Private Schools have to Upload their Balance Sheet on Website: High Court

On Friday the Punjab and Haryana High Court upheld the Order of Chandigarh Administration directing all Private Unaided Schools to upload their balance sheets on website. 

A Petition was filed by Independent Schools’ Association Chandigarh, and Kabir Education Society, Chandigarh, challenging various provisions of Punjab Regulation of Fee of Unaided Educational Institutions Act, 2016, adopted in 2018.

The UT Administration issued show cause notices to schools asking why action should not be taken against the schools for not uploading the balance sheets on the website of the school.

It was argued by the schools that the direction of uploading balance sheets on websites is violating the rights of Schools under Article 19(1)(g) of the Constitution of India, as well as right to privacy.

The Counsel for the schools submitted that right to privacy is not just restricted to individuals, but also to legal/artificial entities.

A Bench of Justice Jaswant Singh and Justice Sant Parkash, in their 107 pages long Judgment, refused to accept the claim of Private Schools and observed that since education is a charitable work, therefore there cannot be any breach of privacy for uploading the balance sheets on the websites of the schools.

The Court observed:

It is a settled position that educational institutions are vested with right to establish and administer an institution including the right to admit students and to set up a reasonable fee structure.
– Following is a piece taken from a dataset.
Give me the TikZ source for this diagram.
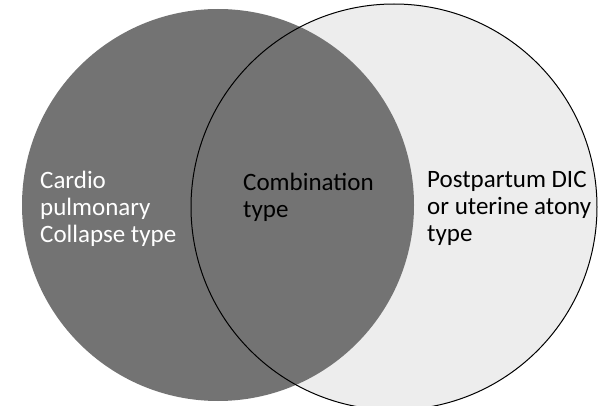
\documentclass[tikz,border=0pt]{standalone}
\usepackage{fontspec}
\setmainfont{Carlito}
\begin{document}
\begin{tikzpicture}[
    x=1pt, y=-1pt,  % Unités en points, axe y vers le bas
    set/.style={circle, inner sep=0pt}, % Cercles des ensembles
    typelabel/.style={anchor=base west, align=left, inner sep=0pt,
        font=\fontsize{25}{27}\selectfont} % Textes des types (base = dernière ligne)
]
\useasboundingbox (0,0) rectangle (603,406);
% Ensembles
\node[set, fill=black!7, minimum size=406pt] (obstetric) at (394,207) {};
\node[set, fill=black!55, minimum size=392pt] (cardiac) at (218,205) {};
\draw[line width=1pt] (obstetric.center) circle[radius=203pt];
% Étiquettes
\node[typelabel, text=white] (cardio) at (40,243) {Cardio\\pulmonary\\Collapse type};
\node[typelabel] (combination) at (243,218) {Combination\\type};
\node[typelabel] (postpartum) at (427,242) {Postpartum DIC\\or uterine atony\\type};
\end{tikzpicture}
\end{document}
However, occupation of education is not a business but profession involving charitable activities. Therefore it is well permissible to promulgate regulatory measures aimed for protecting the student community as the whole and as well as to ensure maintenance of required standards of education which are non-exploitative. The imposition of reasonable restrictions by the State government aimed to ensure transparency and to curb the menace of profiteering and charging of capitation fees do not violate Article 30 (1) or Article 19 (1) (g) of the Constitution of India.

The Court further observed that a suspicion is raised when schools resist to upload the financial statement on a website, as if the private schools upload their statements on a website, it will bring transparency and accountability, which are mandatory features of a reasonable fee structure and also brings confidence amongst parents.

The Bench held that this provision does not infringe upon the autonomy or day to day functioning of the Institution and as such it cannot be termed as “unreasonable” or “restrictive”.

Another argument put forth by the Schools was that a penal provision has been made for non compliance of the rules, which is arbitrary and illegal. 

The Court ruled that the said penal provision is incorporated only in the case of any violation not otherwise and if no penal provision would have been incorporated  then the purpose of the enactment would have been lost and as such no prejudice caused by this penal provision.